For the second time in five years, scientists are warning about declining human sperm counts. (I wrote about this issue in “Declining sperm counts: Nature’s answer to overpopulation?” early last year.)
Besides confirming the results of an important 2017 study, the authors now note an acceleration in the decline of sperm counts. In other words, whatever is causing that decline is getting worse. The rate of decline has doubled since 2000.
It’s important to remember that when the fertility rate declines below replacement—currently 2.1 births per woman in so-called developed countries—populations shrink. This may not be a bad thing at first since overpopulation and overconsumption are huge barriers to building sustainable societies. But there comes a point when if fertility rates don’t level off and then rise to replacement, extinction become a possibility.
That is apparently where we are heading as a global society. A phenomenon as complex as fertility cannot be explained by one or even a few factors. There is, for example, what is called the “demographic transition,” a theory which posits that the size of households declines as societies industrialize. This could result from many factors such as the empowerment of women (to control their own fertility); improvements in public health and nutrition that reduce mortality among infants and children (making parents less likely to have many children because some are likely to die); the rising cost of raising and educating children; and cultural factors that lead parents to want to have more time for themselves.

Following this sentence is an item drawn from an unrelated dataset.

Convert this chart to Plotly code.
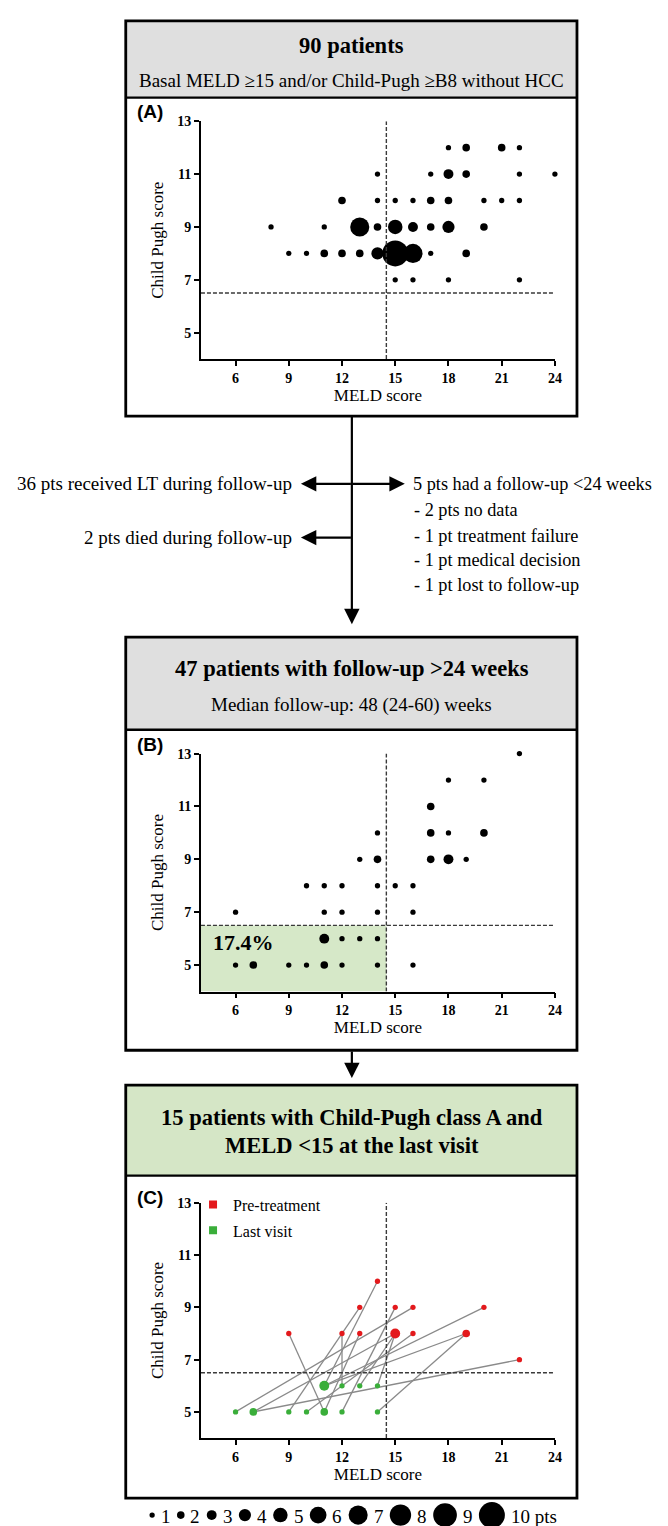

But some scientists have been pointing to other factors associated with industrialization, namely, the widespread dispersion of toxic chemicals in the environment that can adversely affect fertility; the increasing use of pharmaceuticals; the ubiquitous presence of plastics in the environment and human bodies; smoking; poor diet; and obesity (which itself may be a product of endocrine disruption caused by environmental toxins).
The shocking conclusion of the 2017 study was that if the rate of decline in sperm counts observed then continued, those counts would reach zero by 2045. This latest study concludes that we as a society may be moving even more quickly toward that destination.
Given the monumental increases in world population since the beginning of the industrial revolution, it is hard to imagine a collapse in human population that might be almost as swift. And, yet that is what population biology and this latest sperm count study suggests. If the suspects listed above are major reasons for the decline, it’s hard to see how the monied interests behind them would allow much to be done.